Vania.Cristina 08/10/2023
A solidão e a loucura das pessoas abandonadas pela sociedade
Essa HQ, publicada pela editora Comix Zone, reúne quatro livros de Mutarelli: Transubstanciação, publicado originalmente em 1991, Desgraçados, em 1993, Eu te Amo Lucimar, em 1994 e A Confluência da Forquilha, em 1997. Considerei uma leitura impactante e fascinante, mas já aviso que é para maiores de idade, por causa da violência extrema e gráfica, escatologia, e muiitos gatilhos. E não é pra qualquer tipo de leitor. Os dois primeiros livros e o último são mais caóticos, mas não pense que o terceiro seja leve, doce ou romântico. O traço é preto e branco, bem trabalhado e detalhado. O principal tema é a loucura das pessoas que estão jogadas à margem da sociedade.
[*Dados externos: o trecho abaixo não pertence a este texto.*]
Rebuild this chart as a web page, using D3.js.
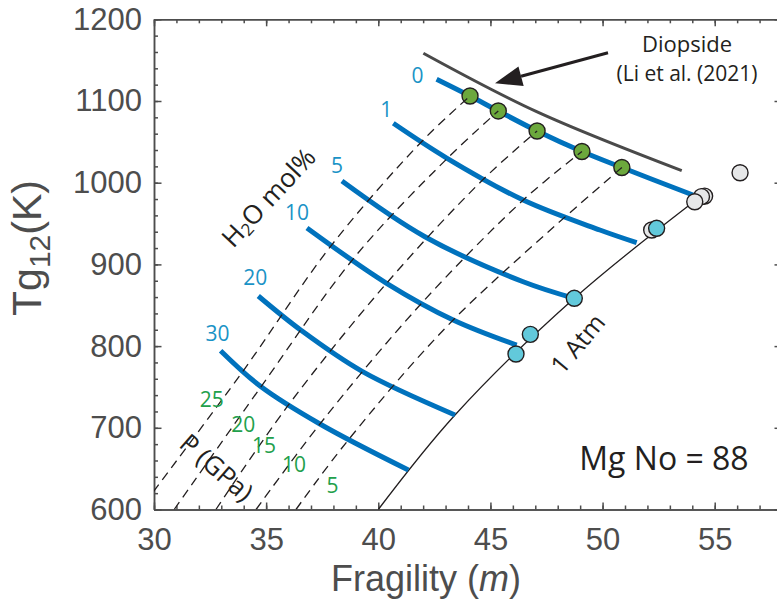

O autor estava claramente vivendo problemas de saúde mental, lidando com traumas e com dificuldades de inserção na sociedade. A crítica que existe na narrativa não é exatamente racionalizada, ela é expressão do sofrimento, visceral, na carne, dos personagens, do autor e do leitor. As histórias são verdadeiros pesadelos, povoados de figuras da mitologia cristã e de pessoas deformadas, anões, gigantes, amputados... Os corpos são destroçados, crianças abusadas, mulheres agredidas... As relações humanas são difíceis, distorcidas, ora um corpo se funde no outro, ora se duplica. As histórias mostram dependência química, prostituição, pedofilia, estupro... São pessoas que estão tão largadas, sozinhas, abandonadas, que o pensamento também é distorcido: eu lhe mato e lhe liberto, você me mata e me liberta. A morte é a saída, a solução. Há momentos que personagens conversam com o leitor (metalinguagem). Em outros momentos, um olhar direto denuncia o reconhecimento da presença do leitor. No meu entender, o que está sendo dito é: Eu lhe vejo e lhe assombro. Meu olhar fuzila você, penetra você, lhe persegue. Mutarelli dedica essa edição de suas obras a Ferrez, o editor, amigo, "pai e irmão". Ferrez assina o prefácio e conta como foi impactado, ainda com 15 anos, pela obra de Mutarelli, e lembra um autógrafo antigo que o artista lhe deu quando o jovem começava seus escritos: "Ferrez, cuidado ao seguir meus passos." Mas se o menino se identificou, é porque já via ou vivia aquele nível de abandono ou de solidão. Para leitores maduros e empáticos a obra nos convida a sentir, na carne.